Repeat-visit operations
This guide follows beauty and wellness work where packages, credits, preferences, actual services, and repeat visits matter as much as first replies. Open See the beauty workflow for the connected workflow.
Beauty and wellness operations are history-heavy
A repeat customer may have preferences, prior services, package balance, paid credit, promo credit, or a recent receipt that changes how staff should respond. That context is easy to lose when enquiries, bookings, and checkout are handled in separate places.
The customer experience improves when staff can see what the person asked, what they booked, what was actually delivered, and what should happen next.
The catalog keeps services and packages understandable
Beauty and wellness menus can be large. Customers ask about services, add-ons, packages, expiry, duration, and suitability. AI can help retrieve approved catalog details, but the operational source of truth should be the service and package setup.
That keeps the team from improvising different answers for the same service and helps staff guide customers toward the correct booking path.
- Service names and durations should be consistent
- Package and credit wording should be approved
- Customer preferences should stay visible
- Staff should control exceptions and adjustments
Checkout is where the operational truth is finalized
The booked service is not always the final service.

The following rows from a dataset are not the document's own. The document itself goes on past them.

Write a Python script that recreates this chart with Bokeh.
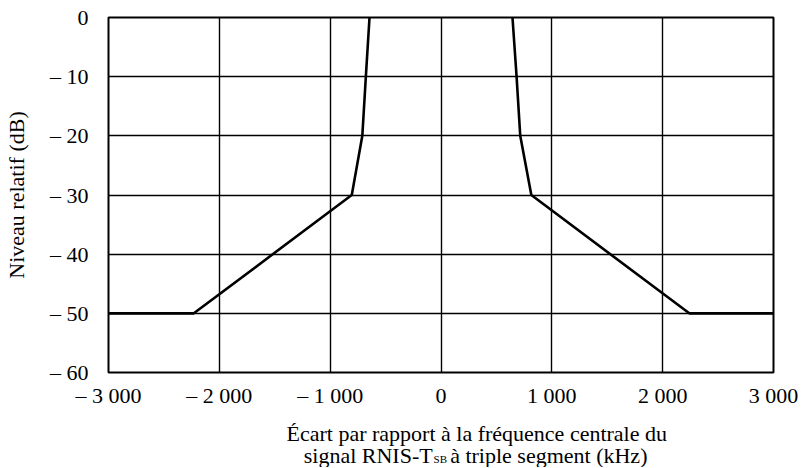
from bokeh.plotting import figure
from bokeh.models import Range1d, FixedTicker
from bokeh.layouts import column
from bokeh.core.properties import value
from bokeh.embed import file_html
from bokeh.resources import INLINE

# Data
left_freq = [-3000, -2230, -805, -710, -678, -645]
left_level = [-50, -50, -30, -20, -10, 0]
right_freq = [645, 682, 715, 815, 2240, 3000]
right_level = [0, -10, -20, -30, -50, -50]

x_ticks = [-3000, -2000, -1000, 0, 1000, 2000, 3000]
x_tick_labels = ["– 3 000", "– 2 000", "– 1 000", "0", "1 000", "2 000", "3 000"]
y_ticks = [0, -10, -20, -30, -40, -50, -60]
y_tick_labels = ["0", "– 10", "– 20", "– 30", "– 40", "– 50", "– 60"]

x_title_line1 = "Écart par rapport à la fréquence centrale du"
x_title_line2_a = "signal RNIS-T"
x_title_line2_sub = "SB"
x_title_line2_b = "à triple segment (kHz)"
y_title = "Niveau relatif (dB)"

FONT = "Liberation Serif"
FS = "22px"

W = 800
H1 = 410
p = figure(width=W, height=H1, output_backend="svg", toolbar_location=None,
           x_range=Range1d(-3000, 3000), y_range=Range1d(-60, 0),
           min_border_left=107, min_border_right=27, min_border_top=17, min_border_bottom=23)

p.outline_line_color = "black"
p.outline_line_width = 2
p.outline_line_alpha = 1.0

for ax in (p.xaxis, p.yaxis):
    ax.axis_line_color = None
    ax.major_tick_line_color = None
    ax.minor_tick_line_color = None
    ax.major_label_text_font = FONT
    ax.major_label_text_font_size = FS
    ax.major_label_text_color = "black"

p.xaxis.ticker = FixedTicker(ticks=x_ticks)
p.yaxis.ticker = FixedTicker(ticks=y_ticks)
p.xaxis.major_label_overrides = dict(zip(x_ticks, x_tick_labels))
p.yaxis.major_label_overrides = dict(zip(y_ticks, y_tick_labels))
p.xaxis.major_label_standoff = 4
p.yaxis.major_label_standoff = 14

p.yaxis.axis_label = y_title
p.yaxis.axis_label_text_font = FONT
p.yaxis.axis_label_text_font_style = "normal"
p.yaxis.axis_label_text_font_size = FS
p.yaxis.axis_label_text_color = "black"
p.yaxis.axis_label_standoff = 18

p.grid.grid_line_color = "black"
p.grid.grid_line_width = 1.4
p.grid.grid_line_alpha = 1.0

p.line(left_freq, left_level, line_color="black", line_width=2.6)
p.line(right_freq, right_level, line_color="black", line_width=2.6)

# x-axis title as a separate text strip (allows the subscript)
H2 = 57
t = figure(width=W, height=H2, output_backend="svg", toolbar_location=None,
           x_range=Range1d(0, W), y_range=Range1d(0, H2),
           min_border=0, min_border_left=0, min_border_right=0,
           min_border_top=0, min_border_bottom=0)
t.axis.visible = False
t.grid.visible = False
t.outline_line_color = None

t.text(x=[443], y=[H2 - 23], text=[x_title_line1], text_align="center",
       text_baseline="alphabetic", text_font=value(FONT), text_font_size=FS,
       text_color="black")
t.text(x=[390], y=[H2 - 45], text=[x_title_line2_a], text_align="right",
       text_baseline="alphabetic", text_font=value(FONT), text_font_size=FS,
       text_color="black")
t.text(x=[391], y=[H2 - 48], text=[x_title_line2_sub], text_align="left",
       text_baseline="alphabetic", text_font=value(FONT), text_font_size="11px",
       text_color="black")
t.text(x=[411], y=[H2 - 45], text=[x_title_line2_b], text_align="left",
       text_baseline="alphabetic", text_font=value(FONT), text_font_size=FS,
       text_color="black")

layout = column(p, t, spacing=0)
open("out.html", "w").write(file_html(layout, INLINE))
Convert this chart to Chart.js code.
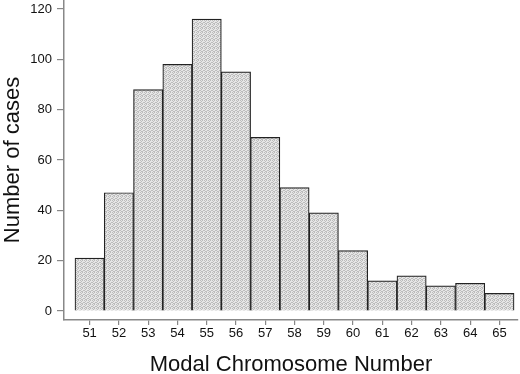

Staff may add a treatment, redeem part of a package, apply paid credit, use promo credit, or sell a product.
A proper checkout flow records the actual services, payment coverage, receipt, and customer history. Package redemption should not be treated as new cash revenue, and promo credit should not be confused with paid value.
Beauty and wellness workflow in Runbook
01
Enquiry is captured from customer channels.
02
Service/package details are answered from catalog and approved knowledge.
03
Booking links to customer profile and staff/resource.
04
Checkout records actual services, package/credit use, payment, and receipt.
05
Customer history updates after checkout.
06
Follow-up and reports use the same operational records.
Follow-up should use real customer records
Repeat-visit follow-up works best when staff can see the last service, purchase, package status, and timing. A generic reminder is weaker than a task with real customer context.
This can begin as a staff-controlled queue. The team can decide when to message and what to say, while Runbook keeps the task from disappearing.
Reports need to separate bookings, sales, credits, and usage
Owners need visibility into bookings, completed sales, service performance, package usage, credit use, receipts, and staff or resource activity. Those are not the same metric.
When records are connected from enquiry through checkout, reports can show what actually happened without staff reconstructing it manually.
Final takeaway
For beauty and wellness, Runbook should make repeat customer operations cleaner: service history, packages, credits, checkout, receipts, and follow-up should all stay connected.